The Real Cost of Protectionism

Western policymakers face a fundamental choice: prioritize protecting specific manufacturing jobs or safeguarding broader economic stability for the middle class. For decades, the political consensus has leaned toward shielding legacy industries with trade barriers. But this approach is increasingly untenable. Without China's green energy products, the cost of the energy transition would skyrocket. China now controls roughly 70% of the global battery supply chain and dominates green hydrogen electrolyzer production, accelerated by its 15th Five-Year Plan's shift toward absolute carbon control.

If the European Union or the United States impose triple-digit tariffs on these goods, the average citizen in London or Chicago will pay a protectionism tax on their next car or home solar installation. With carbon neutrality deadlines non-negotiable, slowing affordable green tech adoption for industrial nostalgia is not just bad economics—it is a climate failure.

A Deflationary Buffer for the Global Middle Class

Persistent inflation has been the primary driver of global political instability over the past two years. Here, Chinese exports act as a vital deflationary buffer. Data from the first quarter of 2026 shows that in dozens of emerging markets, industries with the highest penetration of Chinese imports have seen the most significant cooling of producer prices. When a Chinese firm produces a technologically advanced electric vehicle at half the price of a Western equivalent, it is not merely exporting overcapacity—it is expanding the global middle class.

In Southeast Asia, Latin America, and Africa, affordable, reliable tech allows millions to leapfrog older, dirtier technologies. This influx of value provides a floor for living standards during a period of global monetary tightening. For the global consumer, the China Shock is essentially a massive productivity dividend.

Debunking Persistent Misconceptions

Despite these benefits, the narrative remains clouded by misunderstandings. First, the claim that China's success relies on imitation is outdated. By 2026, Chinese firms have moved into indigenous innovation, driven by engineering scale—the ability to refine nascent technologies through rapid, massive production cycles that Western firms struggle to replicate. From solid-state battery breakthroughs to AI-integrated manufacturing, the innovation is iterative and increasingly original.

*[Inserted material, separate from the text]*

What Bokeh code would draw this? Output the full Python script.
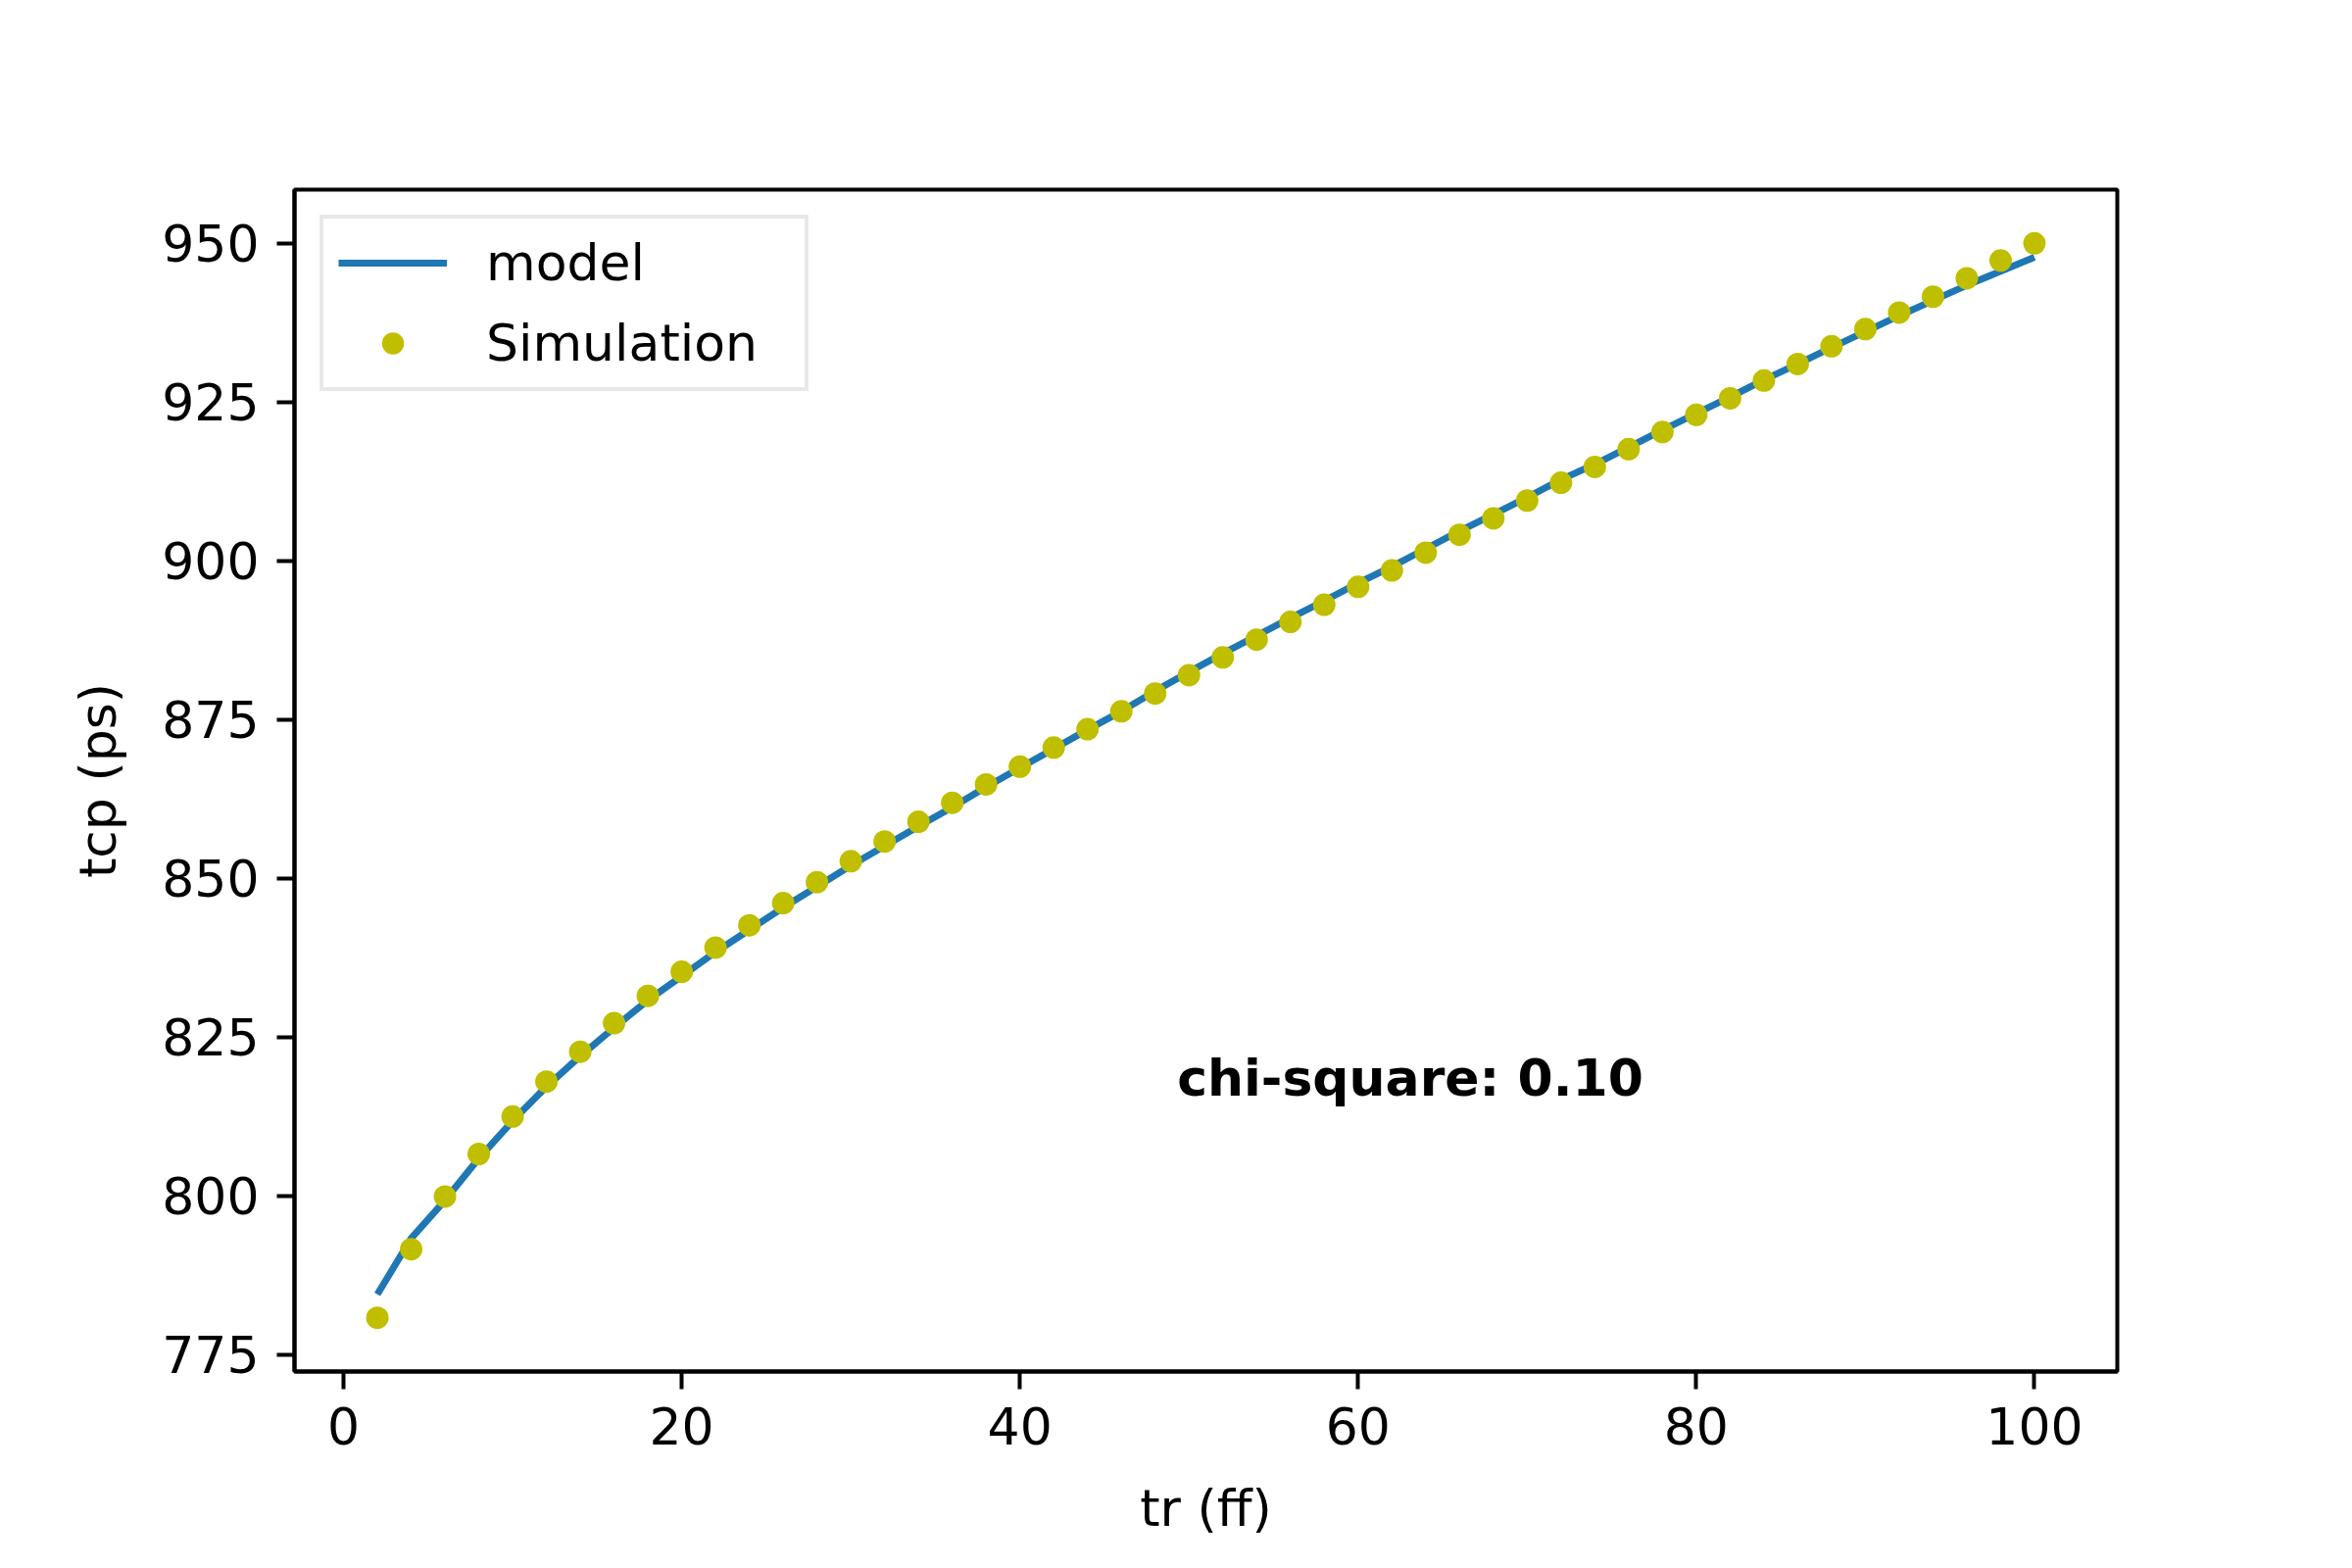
from bokeh.plotting import figure
from bokeh.models import (FixedTicker, Legend, LegendItem, Label, ColumnDataSource)
from bokeh.embed import file_html
from bokeh.resources import INLINE

# ---- data ----
tr_ff = [2, 4, 6, 8, 10, 12, 14, 16, 18, 20, 22, 24, 26, 28, 30, 32, 34, 36, 38, 40,
         42, 44, 46, 48, 50, 52, 54, 56, 58, 60, 62, 64, 66, 68, 70, 72, 74, 76, 78, 80,
         82, 84, 86, 88, 90, 92, 94, 96, 98, 100]
simulation = [780.8, 791.6, 799.9, 806.6, 812.5, 818.0, 822.7, 827.2, 831.5, 835.3,
              839.1, 842.6, 846.1, 849.4, 852.7, 855.8, 858.9, 861.9, 864.8, 867.6,
              870.6, 873.5, 876.3, 879.1, 882.0, 884.8, 887.6, 890.4, 893.1, 895.9,
              898.5, 901.3, 904.1, 906.7, 909.5, 912.3, 914.8, 917.6, 920.3, 923.0,
              925.6, 928.4, 931.0, 933.8, 936.5, 939.1, 941.6, 944.5, 947.3, 950.0]
model = [784.5, 793.3, 799.3, 805.9, 811.8, 817.2, 822.0, 826.5, 830.8, 834.6,
         838.4, 841.9, 845.4, 848.7, 852.0, 855.1, 858.2, 861.2, 864.4, 867.4,
         870.4, 873.4, 876.3, 879.5, 882.5, 885.4, 888.2, 891.0, 893.7, 896.5,
         899.1, 901.9, 904.7, 907.3, 910.0, 912.8, 915.2, 917.9, 920.6, 923.2,
         925.8, 928.5, 931.0, 933.6, 936.1, 938.6, 941.0, 943.4, 945.6, 947.8]
x_ticks = [0, 20, 40, 60, 80, 100]
y_ticks = [775, 800, 825, 850, 875, 900, 925, 950]
chi_text = "chi-square: 0.10"

FONT = "DejaVu Sans"
FS = "52px"

src = ColumnDataSource(dict(x=tr_ff, sim=simulation, model=model))

p = figure(width=2400, height=1600, output_backend="svg", toolbar_location=None,
           x_range=(-2.9, 104.9), y_range=(772.34, 958.46),
           min_border_left=300, min_border_right=240,
           min_border_top=193, min_border_bottom=201)
p.background_fill_color = "white"
p.border_fill_color = "white"
p.outline_line_color = "black"
p.outline_line_width = 4
p.xgrid.visible = False
p.ygrid.visible = False

r_model = p.line("x", "model", source=src, line_color="#1f77b4", line_width=7)
r_sim = p.scatter("x", "sim", source=src, size=23, fill_color="#bfbf00",
                  line_color="#bfbf00", line_width=0)

for ax in (p.xaxis[0], p.yaxis[0]):
    ax.axis_line_width = 4
    ax.axis_line_color = "black"
    ax.major_tick_line_width = 4
    ax.major_tick_out = 18
    ax.major_tick_in = 0
    ax.minor_tick_line_color = None
    ax.major_label_text_font = FONT
    ax.major_label_text_font_size = FS
    ax.major_label_text_color = "black"
    ax.major_label_standoff = 18
    ax.axis_label_text_font = FONT
    ax.axis_label_text_font_size = FS
    ax.axis_label_text_font_style = "normal"
    ax.axis_label_text_color = "black"

p.xaxis[0].ticker = FixedTicker(ticks=x_ticks)
p.yaxis[0].ticker = FixedTicker(ticks=y_ticks)
p.xaxis[0].axis_label = "tr (ff)"
p.yaxis[0].axis_label = "tcp (ps)"
p.xaxis[0].axis_label_standoff = 32
p.yaxis[0].axis_label_standoff = 32

legend = Legend(items=[LegendItem(label="model", renderers=[r_model]),
                       LegendItem(label="Simulation", renderers=[r_sim])],
                location="top_left", margin=26,
                label_text_font=FONT, label_text_font_size=FS,
                label_text_color="black",
                glyph_width=111, glyph_height=56, label_height=56,
                label_width=310, label_standoff=40, spacing=22, padding=15,
                border_line_color="#d2d2d2", border_line_width=4,
                background_fill_color="white", background_fill_alpha=0.8)
p.add_layout(legend)

p.add_layout(Label(x=49.3, y=818.5, text=chi_text, text_font=FONT,
                   text_font_size=FS, text_font_style="bold",
                   text_color="black", text_align="left",
                   text_baseline="alphabetic"))

open("out.html", "w").write(file_html(p, INLINE))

Second, the export surge is not a product of currency manipulation. Trade data from April 2026 shows that while the renminbi has fluctuated against a strong US dollar, China's trade surplus has stabilized because its demand for high-end semiconductors and AI-related hardware has reached record levels. The surge is driven by structural comparative advantage and manufacturing depth, not exchange rate gimmicks.

Third, the overcapacity argument—championed by critics like former US Treasury Secretary Janet Yellen—ignores basic trade logic. No one accused the United States of overcapacity when it dominated global software and aircraft markets, nor Germany when it exported most of its high-end automobiles. In a globalized world, manufacturing capacity is naturally sized for the global market. China is simply applying this logic to the industries of the future.

A Paradox for Global Leaders

The world faces a paradox: leaders express a desire for a rapid green transition, lower inflation, and a more inclusive economy, yet they distrust the country most capable of delivering scale and efficiency. This suspicion often conflates the interests of specific industrial lobbies with the broader public good. While job losses in certain sectors require domestic solutions—such as improved safety nets and retraining—they should not dictate a trade policy that makes the basic tools of the green transition unaffordable.

As the global fragmentation reshapes Asia's economic future, the China Shock 2.0 offers a chance to rethink trade. The Trump-Xi summit may codify new rules for US-China coexistence, but the real test is whether Western leaders can distinguish between protecting industries and protecting their citizens' prosperity.